— Start Source material —
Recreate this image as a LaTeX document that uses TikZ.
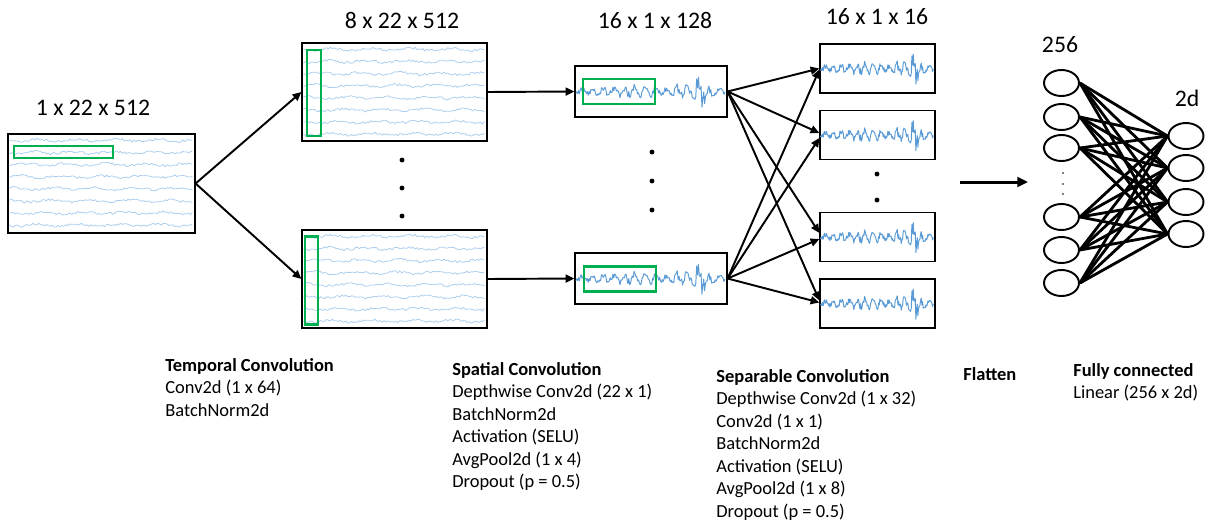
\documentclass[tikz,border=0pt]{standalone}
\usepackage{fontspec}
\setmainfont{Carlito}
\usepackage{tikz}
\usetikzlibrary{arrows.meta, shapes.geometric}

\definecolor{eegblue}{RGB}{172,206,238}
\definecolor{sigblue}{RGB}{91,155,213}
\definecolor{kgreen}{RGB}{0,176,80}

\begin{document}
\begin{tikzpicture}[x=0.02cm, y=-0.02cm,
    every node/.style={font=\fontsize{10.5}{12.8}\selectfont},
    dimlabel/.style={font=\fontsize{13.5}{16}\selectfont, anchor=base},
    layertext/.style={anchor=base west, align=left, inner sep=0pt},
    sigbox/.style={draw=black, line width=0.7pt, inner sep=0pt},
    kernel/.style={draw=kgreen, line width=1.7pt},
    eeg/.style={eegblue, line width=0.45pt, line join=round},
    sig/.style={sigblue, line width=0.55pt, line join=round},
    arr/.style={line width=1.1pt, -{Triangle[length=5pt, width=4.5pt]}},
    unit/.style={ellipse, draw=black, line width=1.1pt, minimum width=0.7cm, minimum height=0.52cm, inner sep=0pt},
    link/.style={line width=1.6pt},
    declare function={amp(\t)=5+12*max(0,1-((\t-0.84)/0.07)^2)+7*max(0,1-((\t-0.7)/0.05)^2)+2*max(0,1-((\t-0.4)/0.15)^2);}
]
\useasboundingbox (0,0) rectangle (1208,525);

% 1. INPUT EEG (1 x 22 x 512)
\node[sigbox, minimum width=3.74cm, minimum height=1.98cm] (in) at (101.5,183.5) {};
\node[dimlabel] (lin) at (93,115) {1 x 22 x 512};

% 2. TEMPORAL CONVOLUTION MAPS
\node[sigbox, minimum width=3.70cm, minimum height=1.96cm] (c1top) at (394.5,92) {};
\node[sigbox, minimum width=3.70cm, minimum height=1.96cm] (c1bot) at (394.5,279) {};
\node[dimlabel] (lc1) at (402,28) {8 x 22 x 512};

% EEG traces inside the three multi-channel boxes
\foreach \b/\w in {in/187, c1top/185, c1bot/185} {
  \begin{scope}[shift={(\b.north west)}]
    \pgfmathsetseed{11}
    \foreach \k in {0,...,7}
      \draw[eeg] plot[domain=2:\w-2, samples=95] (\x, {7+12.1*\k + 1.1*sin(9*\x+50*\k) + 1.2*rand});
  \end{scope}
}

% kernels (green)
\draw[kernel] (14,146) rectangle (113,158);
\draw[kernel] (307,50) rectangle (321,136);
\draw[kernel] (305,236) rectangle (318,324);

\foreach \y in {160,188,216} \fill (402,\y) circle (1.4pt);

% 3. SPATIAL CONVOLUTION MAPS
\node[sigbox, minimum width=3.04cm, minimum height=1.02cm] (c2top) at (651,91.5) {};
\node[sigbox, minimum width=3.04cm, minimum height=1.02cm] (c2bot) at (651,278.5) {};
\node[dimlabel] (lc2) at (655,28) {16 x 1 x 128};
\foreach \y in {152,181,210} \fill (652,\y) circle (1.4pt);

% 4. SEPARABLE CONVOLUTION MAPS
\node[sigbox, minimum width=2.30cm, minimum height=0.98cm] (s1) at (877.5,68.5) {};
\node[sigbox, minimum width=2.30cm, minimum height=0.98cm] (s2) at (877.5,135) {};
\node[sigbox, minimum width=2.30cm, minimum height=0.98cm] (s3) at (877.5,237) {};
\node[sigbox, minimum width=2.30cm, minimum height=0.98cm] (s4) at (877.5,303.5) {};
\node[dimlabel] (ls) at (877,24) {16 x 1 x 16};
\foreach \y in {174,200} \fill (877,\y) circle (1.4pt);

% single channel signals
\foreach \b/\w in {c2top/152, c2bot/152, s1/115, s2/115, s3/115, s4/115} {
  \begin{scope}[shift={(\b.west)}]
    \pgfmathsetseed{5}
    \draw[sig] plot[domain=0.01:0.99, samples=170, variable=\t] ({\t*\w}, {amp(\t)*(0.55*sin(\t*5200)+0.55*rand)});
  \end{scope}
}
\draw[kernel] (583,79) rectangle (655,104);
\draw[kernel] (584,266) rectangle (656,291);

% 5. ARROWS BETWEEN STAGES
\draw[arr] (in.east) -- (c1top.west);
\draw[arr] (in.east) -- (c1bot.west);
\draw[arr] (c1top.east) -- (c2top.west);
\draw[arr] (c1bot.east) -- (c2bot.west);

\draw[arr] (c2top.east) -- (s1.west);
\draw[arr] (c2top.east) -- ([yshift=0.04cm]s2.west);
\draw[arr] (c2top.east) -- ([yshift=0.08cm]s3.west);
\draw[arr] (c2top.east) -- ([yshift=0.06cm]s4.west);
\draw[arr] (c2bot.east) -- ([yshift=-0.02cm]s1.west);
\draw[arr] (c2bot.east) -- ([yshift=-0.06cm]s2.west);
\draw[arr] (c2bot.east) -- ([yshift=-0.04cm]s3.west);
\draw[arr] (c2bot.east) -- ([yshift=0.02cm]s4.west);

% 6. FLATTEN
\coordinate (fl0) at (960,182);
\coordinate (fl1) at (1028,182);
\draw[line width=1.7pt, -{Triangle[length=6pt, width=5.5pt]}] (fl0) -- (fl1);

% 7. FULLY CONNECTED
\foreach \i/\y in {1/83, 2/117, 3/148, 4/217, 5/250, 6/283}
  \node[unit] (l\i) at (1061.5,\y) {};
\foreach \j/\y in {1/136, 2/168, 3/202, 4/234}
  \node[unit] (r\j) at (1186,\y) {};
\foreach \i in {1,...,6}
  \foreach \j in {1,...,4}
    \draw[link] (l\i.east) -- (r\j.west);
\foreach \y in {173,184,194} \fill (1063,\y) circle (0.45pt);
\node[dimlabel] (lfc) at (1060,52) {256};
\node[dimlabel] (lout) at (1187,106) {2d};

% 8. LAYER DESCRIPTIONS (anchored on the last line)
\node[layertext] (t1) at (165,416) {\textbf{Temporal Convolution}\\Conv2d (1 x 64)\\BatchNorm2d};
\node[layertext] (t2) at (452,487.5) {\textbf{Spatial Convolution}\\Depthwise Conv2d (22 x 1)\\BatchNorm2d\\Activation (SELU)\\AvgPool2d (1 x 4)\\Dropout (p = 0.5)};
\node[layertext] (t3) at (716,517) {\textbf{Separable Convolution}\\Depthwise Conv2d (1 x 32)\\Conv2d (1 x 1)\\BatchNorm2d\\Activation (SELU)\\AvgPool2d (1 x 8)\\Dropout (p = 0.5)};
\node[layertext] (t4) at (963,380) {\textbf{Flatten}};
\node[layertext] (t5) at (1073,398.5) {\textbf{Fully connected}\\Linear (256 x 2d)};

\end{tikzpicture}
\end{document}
— End Source material —
_Problem details:_ Retype everything in the material word for word, minus pictures.

_Expected output:_
Recreate this image as a LaTeX document that uses TikZ.
\documentclass[tikz,border=0pt]{standalone}
\usepackage{fontspec}
\setmainfont{Carlito}
\usepackage{tikz}
\usetikzlibrary{arrows.meta, shapes.geometric}

\definecolor{eegblue}{RGB}{172,206,238}
\definecolor{sigblue}{RGB}{91,155,213}
\definecolor{kgreen}{RGB}{0,176,80}

\begin{document}
\begin{tikzpicture}[x=0.02cm, y=-0.02cm,
    every node/.style={font=\fontsize{10.5}{12.8}\selectfont},
    dimlabel/.style={font=\fontsize{13.5}{16}\selectfont, anchor=base},
    layertext/.style={anchor=base west, align=left, inner sep=0pt},
    sigbox/.style={draw=black, line width=0.7pt, inner sep=0pt},
    kernel/.style={draw=kgreen, line width=1.7pt},
    eeg/.style={eegblue, line width=0.45pt, line join=round},
    sig/.style={sigblue, line width=0.55pt, line join=round},
    arr/.style={line width=1.1pt, -{Triangle[length=5pt, width=4.5pt]}},
    unit/.style={ellipse, draw=black, line width=1.1pt, minimum width=0.7cm, minimum height=0.52cm, inner sep=0pt},
    link/.style={line width=1.6pt},
    declare function={amp(\t)=5+12*max(0,1-((\t-0.84)/0.07)^2)+7*max(0,1-((\t-0.7)/0.05)^2)+2*max(0,1-((\t-0.4)/0.15)^2);}
]
\useasboundingbox (0,0) rectangle (1208,525);

% 1. INPUT EEG (1 x 22 x 512)
\node[sigbox, minimum width=3.74cm, minimum height=1.98cm] (in) at (101.5,183.5) {};
\node[dimlabel] (lin) at (93,115) {1 x 22 x 512};

% 2. TEMPORAL CONVOLUTION MAPS
\node[sigbox, minimum width=3.70cm, minimum height=1.96cm] (c1top) at (394.5,92) {};
\node[sigbox, minimum width=3.70cm, minimum height=1.96cm] (c1bot) at (394.5,279) {};
\node[dimlabel] (lc1) at (402,28) {8 x 22 x 512};

% EEG traces inside the three multi-channel boxes
\foreach \b/\w in {in/187, c1top/185, c1bot/185} {
  \begin{scope}[shift={(\b.north west)}]
    \pgfmathsetseed{11}
    \foreach \k in {0,...,7}
      \draw[eeg] plot[domain=2:\w-2, samples=95] (\x, {7+12.1*\k + 1.1*sin(9*\x+50*\k) + 1.2*rand});
  \end{scope}
}

% kernels (green)
\draw[kernel] (14,146) rectangle (113,158);
\draw[kernel] (307,50) rectangle (321,136);
\draw[kernel] (305,236) rectangle (318,324);

\foreach \y in {160,188,216} \fill (402,\y) circle (1.4pt);

% 3. SPATIAL CONVOLUTION MAPS
\node[sigbox, minimum width=3.04cm, minimum height=1.02cm] (c2top) at (651,91.5) {};
\node[sigbox, minimum width=3.04cm, minimum height=1.02cm] (c2bot) at (651,278.5) {};
\node[dimlabel] (lc2) at (655,28) {16 x 1 x 128};
\foreach \y in {152,181,210} \fill (652,\y) circle (1.4pt);

% 4. SEPARABLE CONVOLUTION MAPS
\node[sigbox, minimum width=2.30cm, minimum height=0.98cm] (s1) at (877.5,68.5) {};
\node[sigbox, minimum width=2.30cm, minimum height=0.98cm] (s2) at (877.5,135) {};
\node[sigbox, minimum width=2.30cm, minimum height=0.98cm] (s3) at (877.5,237) {};
\node[sigbox, minimum width=2.30cm, minimum height=0.98cm] (s4) at (877.5,303.5) {};
\node[dimlabel] (ls) at (877,24) {16 x 1 x 16};
\foreach \y in {174,200} \fill (877,\y) circle (1.4pt);

% single channel signals
\foreach \b/\w in {c2top/152, c2bot/152, s1/115, s2/115, s3/115, s4/115} {
  \begin{scope}[shift={(\b.west)}]
    \pgfmathsetseed{5}
    \draw[sig] plot[domain=0.01:0.99, samples=170, variable=\t] ({\t*\w}, {amp(\t)*(0.55*sin(\t*5200)+0.55*rand)});
  \end{scope}
}
\draw[kernel] (583,79) rectangle (655,104);
\draw[kernel] (584,266) rectangle (656,291);

% 5. ARROWS BETWEEN STAGES
\draw[arr] (in.east) -- (c1top.west);
\draw[arr] (in.east) -- (c1bot.west);
\draw[arr] (c1top.east) -- (c2top.west);
\draw[arr] (c1bot.east) -- (c2bot.west);

\draw[arr] (c2top.east) -- (s1.west);
\draw[arr] (c2top.east) -- ([yshift=0.04cm]s2.west);
\draw[arr] (c2top.east) -- ([yshift=0.08cm]s3.west);
\draw[arr] (c2top.east) -- ([yshift=0.06cm]s4.west);
\draw[arr] (c2bot.east) -- ([yshift=-0.02cm]s1.west);
\draw[arr] (c2bot.east) -- ([yshift=-0.06cm]s2.west);
\draw[arr] (c2bot.east) -- ([yshift=-0.04cm]s3.west);
\draw[arr] (c2bot.east) -- ([yshift=0.02cm]s4.west);

% 6. FLATTEN
\coordinate (fl0) at (960,182);
\coordinate (fl1) at (1028,182);
\draw[line width=1.7pt, -{Triangle[length=6pt, width=5.5pt]}] (fl0) -- (fl1);

% 7. FULLY CONNECTED
\foreach \i/\y in {1/83, 2/117, 3/148, 4/217, 5/250, 6/283}
  \node[unit] (l\i) at (1061.5,\y) {};
\foreach \j/\y in {1/136, 2/168, 3/202, 4/234}
  \node[unit] (r\j) at (1186,\y) {};
\foreach \i in {1,...,6}
  \foreach \j in {1,...,4}
    \draw[link] (l\i.east) -- (r\j.west);
\foreach \y in {173,184,194} \fill (1063,\y) circle (0.45pt);
\node[dimlabel] (lfc) at (1060,52) {256};
\node[dimlabel] (lout) at (1187,106) {2d};

% 8. LAYER DESCRIPTIONS (anchored on the last line)
\node[layertext] (t1) at (165,416) {\textbf{Temporal Convolution}\\Conv2d (1 x 64)\\BatchNorm2d};
\node[layertext] (t2) at (452,487.5) {\textbf{Spatial Convolution}\\Depthwise Conv2d (22 x 1)\\BatchNorm2d\\Activation (SELU)\\AvgPool2d (1 x 4)\\Dropout (p = 0.5)};
\node[layertext] (t3) at (716,517) {\textbf{Separable Convolution}\\Depthwise Conv2d (1 x 32)\\Conv2d (1 x 1)\\BatchNorm2d\\Activation (SELU)\\AvgPool2d (1 x 8)\\Dropout (p = 0.5)};
\node[layertext] (t4) at (963,380) {\textbf{Flatten}};
\node[layertext] (t5) at (1073,398.5) {\textbf{Fully connected}\\Linear (256 x 2d)};

\end{tikzpicture}
\end{document}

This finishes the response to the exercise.